If a feature scares you, bail before it. It is always better to stop and walk than to commit and crash. A walked feature costs you 30 seconds and your pride. A crashed feature can cost you the rest of your season.
Use your dropper. Modern dropper posts let you lower the saddle for descents and unfamiliar features. Use it. Even if you don't usually drop the post for the feature you're approaching, drop it for the first encounter. You can ride high once you know what you're committing to.
After the ride: log what you learned
This is the part most riders skip and it's the part that turns new-trail-ride into actual skill.
When you get back to the car, run through:
- Which sections of the trail were harder than expected? (So you know to scout those features more carefully next time.)
- Which were easier than expected? (You may be sandbagging your own rating.)
- What did the local trail builders' "blue square" or "black diamond" calibration feel like vs. your home network's?
- Anything that surprised you and is worth remembering?
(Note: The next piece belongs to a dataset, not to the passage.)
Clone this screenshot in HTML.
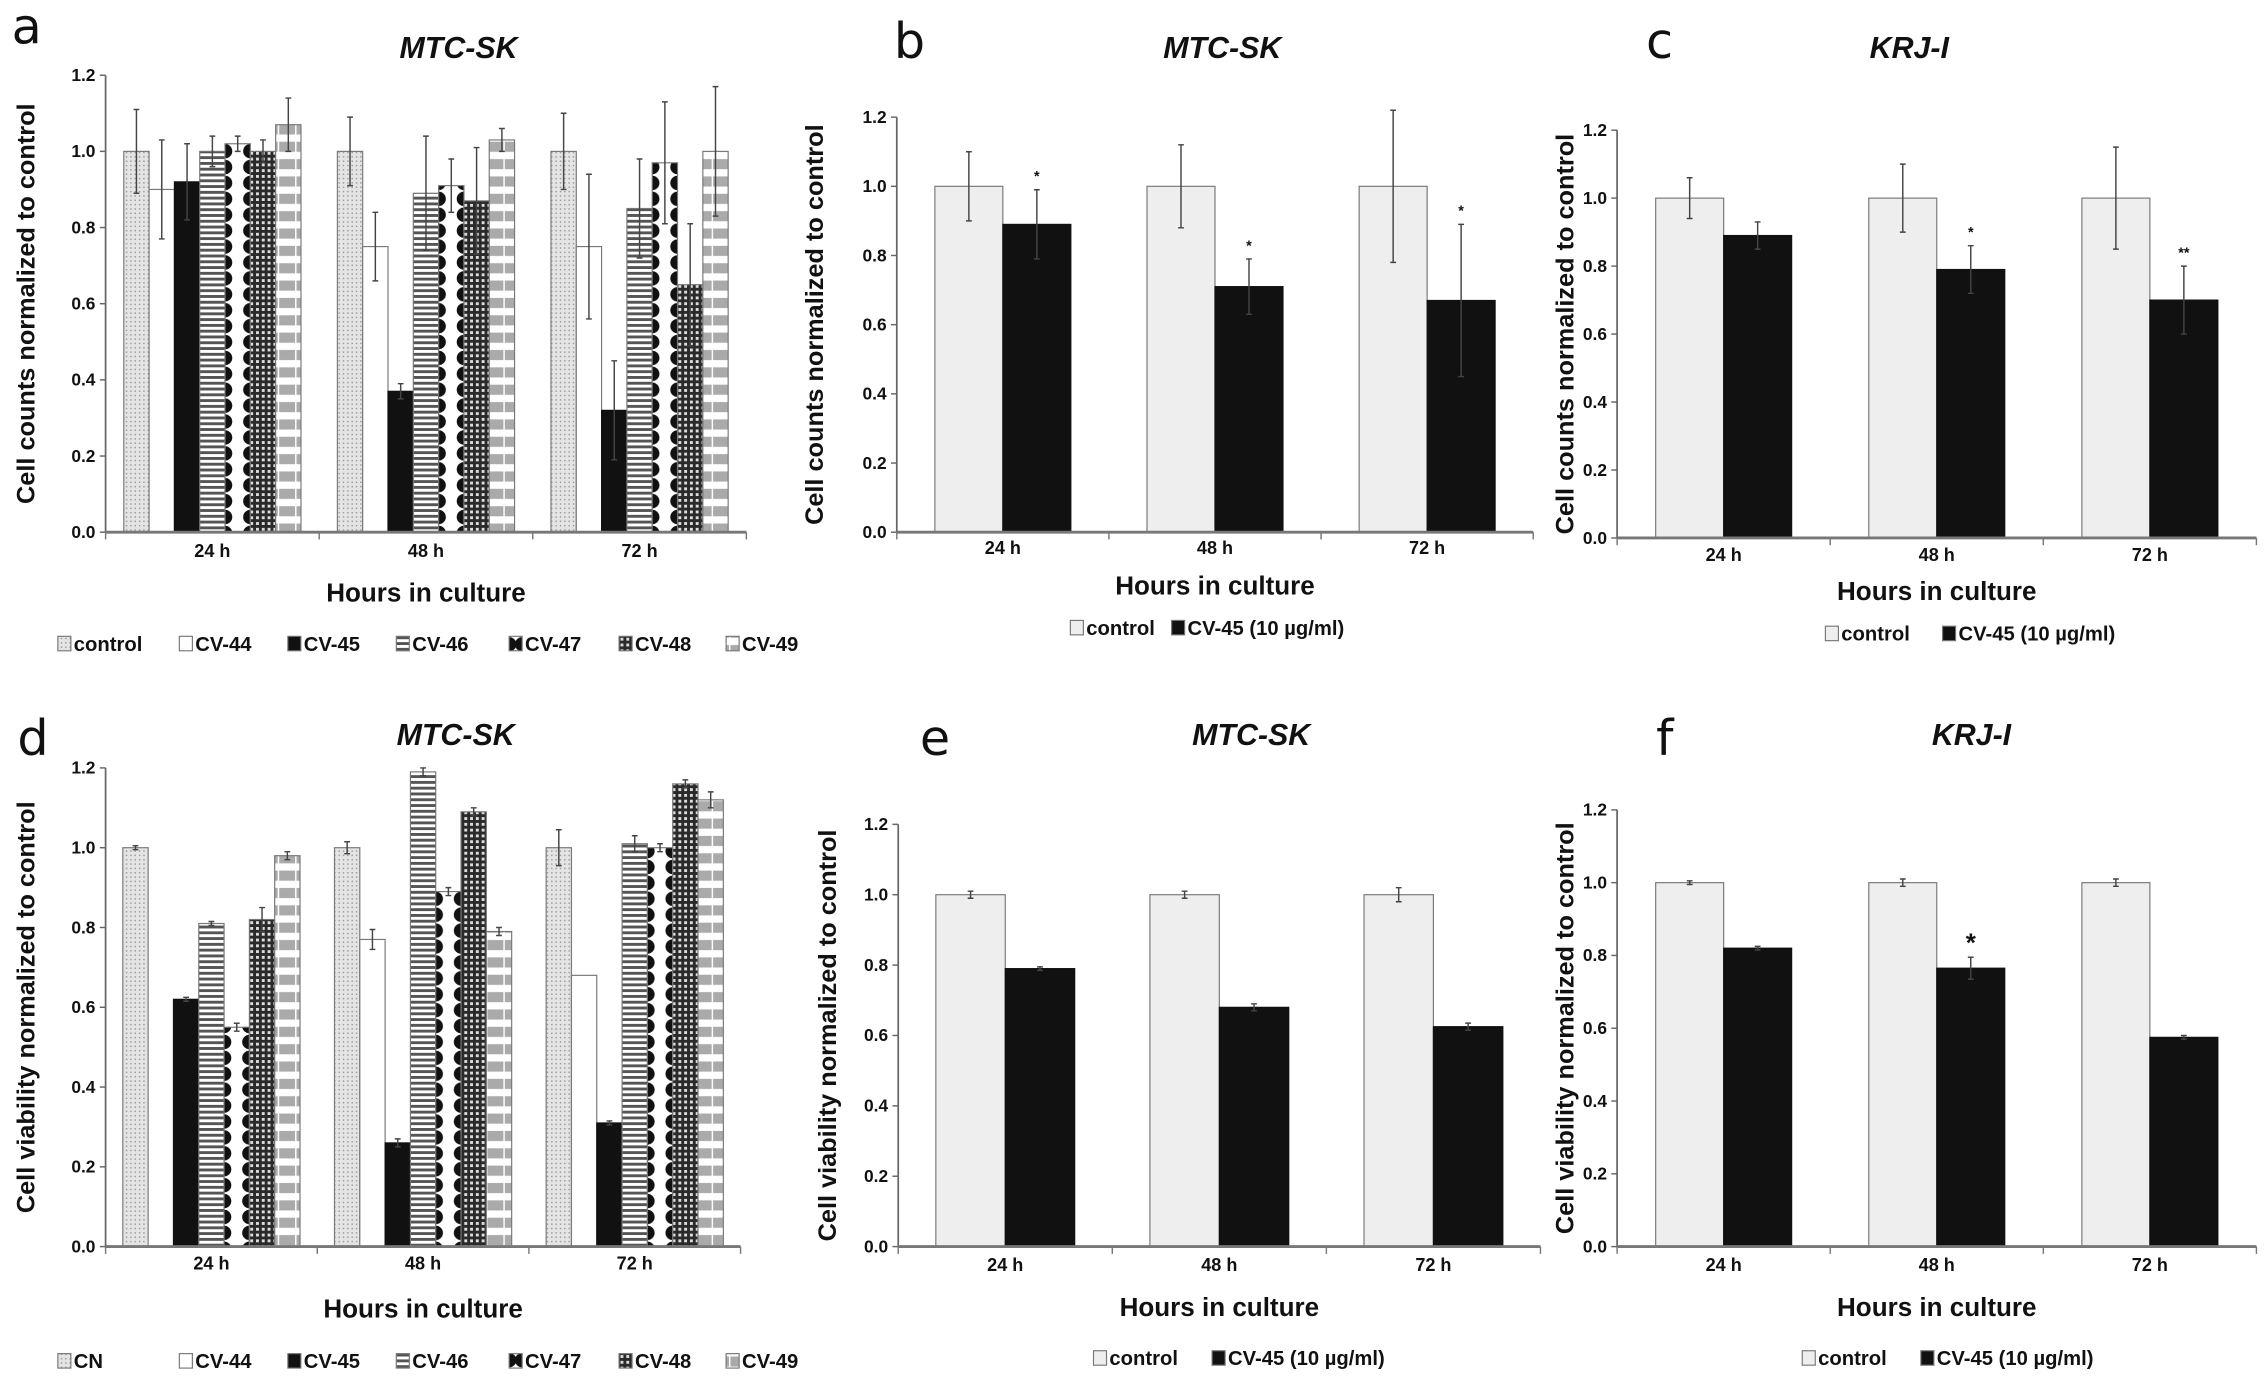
<!DOCTYPE html>
<html><head><meta charset="utf-8"><style>
html,body{margin:0;padding:0;background:#fff;}
svg{display:block;}
text{font-family:"Liberation Sans",sans-serif;font-weight:bold;fill:#111;}
text.letter{font-family:"DejaVu Sans","Liberation Sans",sans-serif;font-weight:normal;}
</style></head><body>
<svg id="fig" width="2268" height="1384" viewBox="0 0 1568 957" preserveAspectRatio="none" xmlns="http://www.w3.org/2000/svg">
<defs>
<pattern id="pCtl" width="3" height="3" patternUnits="userSpaceOnUse"><rect width="3" height="3" fill="#e4e4e4"/><rect width="1" height="1" fill="#9a9a9a"/></pattern>
<pattern id="p46" width="4" height="4" patternUnits="userSpaceOnUse"><rect width="4" height="4" fill="#fff"/><rect width="4" height="2" fill="#555"/></pattern>
<pattern id="p48" width="4" height="4" patternUnits="userSpaceOnUse"><rect width="4" height="4" fill="#2a2a2a"/><rect x="1" y="1" width="2" height="2" fill="#ddd"/></pattern>
<pattern id="p49" width="12" height="12" patternUnits="userSpaceOnUse"><rect width="12" height="12" fill="#fff"/><rect x="1" y="2" width="12" height="7" fill="#aaa"/></pattern>
</defs>
</svg>
<script>
// ---- data ----
const groups = ["24 h","48 h","72 h"];
const yTicks = ["0.0","0.2","0.4","0.6","0.8","1.0","1.2"];
const seriesNamesA = ["control","CV-44","CV-45","CV-46","CV-47","CV-48","CV-49"];
const seriesNamesD = ["CN","CV-44","CV-45","CV-46","CV-47","CV-48","CV-49"];
const aControl=[1.0,1.0,1.0], aControlErr=[0.11,0.09,0.10];
const a44=[0.90,0.75,0.75], a44Err=[0.13,0.09,0.19];
const a45=[0.92,0.37,0.32], a45Err=[0.10,0.02,0.13];
const a46=[1.00,0.89,0.85], a46Err=[0.04,0.15,0.13];
const a47=[1.02,0.91,0.97], a47Err=[0.02,0.07,0.16];
const a48=[1.00,0.87,0.65], a48Err=[0.03,0.14,0.16];
const a49=[1.07,1.03,1.00], a49Err=[0.07,0.03,0.17];
const dCN=[1.0,1.0,1.0], dCNErr=[0.005,0.015,0.045];
const d44=[0,0.77,0.68], d44Err=[0,0.025,0];
const d45=[0.62,0.26,0.31], d45Err=[0.005,0.01,0.005];
const d46=[0.81,1.19,1.01], d46Err=[0.005,0.01,0.02];
const d47=[0.55,0.89,1.00], d47Err=[0.01,0.01,0.01];
const d48=[0.82,1.09,1.16], d48Err=[0.03,0.01,0.01];
const d49=[0.98,0.79,1.12], d49Err=[0.01,0.01,0.02];
const bControl=[1,1,1], bControlErr=[0.10,0.12,0.22];
const b45=[0.89,0.71,0.67], b45Err=[0.10,0.08,0.22];
const bStars=["*","*","*"];
const cControl=[1,1,1], cControlErr=[0.06,0.10,0.15];
const c45=[0.89,0.79,0.70], c45Err=[0.04,0.07,0.10];
const cStars=["","*","**"];
const eControl=[1,1,1], eControlErr=[0.01,0.01,0.02];
const e45=[0.79,0.68,0.625], e45Err=[0.005,0.01,0.01];
const eStars=["","",""];
const fControl=[1,1,1], fControlErr=[0.005,0.01,0.01];
const f45=[0.82,0.765,0.575], f45Err=[0.005,0.03,0.005];
const fStars=["","*",""];

const NS="http://www.w3.org/2000/svg";
const svg=document.getElementById('fig');
let pid=0;
function el(tag,attrs,parent){const e=document.createElementNS(NS,tag);for(const k in attrs)e.setAttribute(k,attrs[k]);(parent||svg).appendChild(e);return e;}
function txt(x,y,s,size,parent,extra){const t=el('text',Object.assign({x:x,y:y,'font-size':size,'text-anchor':'middle'},extra||{}),parent);t.textContent=s;return t;}
function fillFor(kind,x,w,parent){
  if(kind==='ctl')return 'url(#pCtl)';
  if(kind==='white')return '#fff';
  if(kind==='black')return '#111';
  if(kind==='lgray')return '#eee';
  if(kind==='s46')return 'url(#p46)';
  if(kind==='s48')return 'url(#p48)';
  if(kind==='s49')return 'url(#p49)';
  if(kind==='s47'){
    const id='p47_'+(pid++);
    const p=el('pattern',{id:id,x:x,y:0,width:w,height:11,patternUnits:'userSpaceOnUse'},svg.querySelector('defs'));
    el('rect',{width:w,height:11,fill:'#fff'},p);
    el('circle',{cx:0,cy:5.5,r:5,fill:'#111'},p);
    el('circle',{cx:w,cy:5.5,r:5,fill:'#111'},p);
    return 'url(#'+id+')';
  }
  return '#ccc';
}
function panel(cfg){
  const g=el('g',{});
  
  
  const y=v=>cfg.y0-(v/1.2)*(cfg.y0-cfg.ytop);
  const catW=(cfg.xend-cfg.x0)/groups.length;
  const L=txt(cfg.letterX,cfg.letterY,cfg.letter,34,g,{'text-anchor':'start','class':'letter'});
  
  const T=txt(cfg.titleX,cfg.titleY,cfg.title,21,g,{'font-style':'italic'});
  
  const ya=el('line',{x1:cfg.x0,y1:cfg.ytop,x2:cfg.x0,y2:cfg.y0,stroke:'#666','stroke-width':1.2},g);
  
  yTicks.forEach(t=>{const v=parseFloat(t);const yy=y(v);
    el('line',{x1:cfg.x0-4,y1:yy,x2:cfg.x0,y2:yy,stroke:'#666'},g);
    const tl=txt(cfg.x0-7,yy+4,t,12,g,{'text-anchor':'end'});
    });
  const yt=txt(0,0,cfg.ytitle,17.5,g,{transform:`translate(${cfg.ytitleX},${(cfg.y0+cfg.ytop)/2}) rotate(-90)`});
  
  const n=cfg.series.length;
  groups.forEach((gname,gi)=>{
    const cx=cfg.x0+catW*(gi+0.5);
    const start=cx-cfg.barW*n/2;
    cfg.series.forEach((s,si)=>{
      const v=s.vals[gi],e=s.errs[gi];
      const bx=start+si*cfg.barW;
      if(v>0){
        const r=el('rect',{x:bx,y:y(v),width:cfg.barW,height:cfg.y0-y(v),fill:fillFor(s.kind,bx,cfg.barW),stroke:s.kind==='black'?'#111':'#777','stroke-width':0.8},g);
        
        
      }
      if(e>0){
        const ex=bx+cfg.barW/2;
        const eb=el('path',{d:`M${ex},${y(v-e)}V${y(v+e)}M${ex-2},${y(v+e)}H${ex+2}M${ex-2},${y(v-e)}H${ex+2}`,stroke:'#444','stroke-width':1,fill:'none'},g);
        
      }
      if(cfg.stars && si===1 && cfg.stars[gi]){
        const st=txt(bx+cfg.barW/2,y(v+e)-(cfg.bigStar?4:6),cfg.stars[gi],cfg.bigStar?18:10,g);
        
      }
    });
    const xl=txt(cx,cfg.y0+cfg.tickDy,gname,12.5,g);
    
  });
  const xa=el('line',{x1:cfg.x0,y1:cfg.y0,x2:cfg.xend,y2:cfg.y0,stroke:'#777','stroke-width':2},g);
  
  for(let i=0;i<=groups.length;i++){const xx=cfg.x0+catW*i;el('line',{x1:xx,y1:cfg.y0,x2:xx,y2:cfg.y0+5,stroke:'#777'},g);}
  const xt=txt((cfg.x0+cfg.xend)/2,cfg.xtitleY,'Hours in culture',18,g);
  
  const lg=el('g',{},g);
  
  cfg.series.forEach((s,si)=>{
    const lx=cfg.legX[si];
    const le=el('g',{},lg);
    
    el('rect',{x:lx,y:cfg.legY-10,width:9,height:10,fill:fillFor(s.kind,lx,9),stroke:'#777','stroke-width':0.8},le);
    txt(lx+11,cfg.legY,s.label,14,le,{'text-anchor':'start'});
  });
}
const kinds=['ctl','white','black','s46','s47','s48','s49'];
const aVals=[aControl,a44,a45,a46,a47,a48,a49], aErrs=[aControlErr,a44Err,a45Err,a46Err,a47Err,a48Err,a49Err];
const dVals=[dCN,d44,d45,d46,d47,d48,d49], dErrs=[dCNErr,d44Err,d45Err,d46Err,d47Err,d48Err,d49Err];
const legX7=[40,124,199,274,352,428,502];
panel({name:'panel-a',letter:'a',letterX:8,letterY:30,title:'MTC-SK',titleX:317,titleY:40,x0:73,xend:516,y0:368,ytop:52,barW:17.5,tickDy:17,xtitleY:416,
  ytitle:'Cell counts normalized to control',ytitleX:24,legY:450,legX:legX7,
  series:seriesNamesA.map((l,i)=>({label:l,kind:kinds[i],vals:aVals[i],errs:aErrs[i]}))});
panel({name:'panel-d',letter:'d',letterX:12,letterY:522,title:'MTC-SK',titleX:315,titleY:515,x0:73,xend:512,y0:862,ytop:531,barW:17.5,tickDy:16,xtitleY:911,
  ytitle:'Cell viability normalized to control',ytitleX:24,legY:946,legX:[40,124,199,274,352,428,502],
  series:seriesNamesD.map((l,i)=>({label:l,kind:kinds[i],vals:dVals[i],errs:dErrs[i]}))});
const two=(c,ce,t,te)=>[{label:'control',kind:'lgray',vals:c,errs:ce},{label:'CV-45 (10 µg/ml)',kind:'black',vals:t,errs:te}];
panel({name:'panel-b',letter:'b',letterX:618,letterY:40,title:'MTC-SK',titleX:845,titleY:40,x0:620,xend:1060,y0:368,ytop:81,barW:47,tickDy:15,xtitleY:411,
  ytitle:'Cell counts normalized to control',ytitleX:569,legY:439,legX:[740,810],stars:bStars,
  series:two(bControl,bControlErr,b45,b45Err)});
panel({name:'panel-c',letter:'c',letterX:1138,letterY:40,title:'KRJ-I',titleX:1320,titleY:40,x0:1118,xend:1560,y0:372,ytop:90,barW:47,tickDy:16,xtitleY:415,
  ytitle:'Cell counts normalized to control',ytitleX:1088,legY:443,legX:[1262,1343],stars:cStars,
  series:two(cControl,cControlErr,c45,c45Err)});
panel({name:'panel-e',letter:'e',letterX:636,letterY:522,title:'MTC-SK',titleX:865,titleY:515,x0:621,xend:1065,y0:862,ytop:570,barW:48,tickDy:17,xtitleY:910,
  ytitle:'Cell viability normalized to control',ytitleX:578,legY:944,legX:[756,838],stars:eStars,
  series:two(eControl,eControlErr,e45,e45Err)});
panel({name:'panel-f',letter:'f',letterX:1145,letterY:522,title:'KRJ-I',titleX:1363,titleY:515,x0:1118,xend:1560,y0:862,ytop:560,barW:47,tickDy:17,xtitleY:910,
  ytitle:'Cell viability normalized to control',ytitleX:1088,legY:944,legX:[1246,1328],stars:fStars,bigStar:true,
  series:two(fControl,fControlErr,f45,f45Err)});
</script>
</body></html>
Five minutes of this and you've banked information that will make every future trip to that area significantly less stressful.
The mindset shift
The biggest difference between experienced riders on new trails and inexperienced ones isn't bike-handling. It's humility. Experienced riders go into unfamiliar terrain assuming they'll be slower than usual, more cautious than usual, and willing to walk features they'd normally roll without thinking. They treat the first lap as reconnaissance, not as racing.
Inexperienced riders show up to new trails wanting to ride at full speed and prove they belong. They don't — yet. The pride of riding fast on familiar trails doesn't transfer cleanly to unfamiliar ones. The riders who survive crash-free on new trails are the ones who let go of that pride for the first lap.
You'll have plenty of time to rip it on the second lap. The first lap is for learning. Treat it that way and you'll come back to the car with stories about the trail rather than stories about the ER.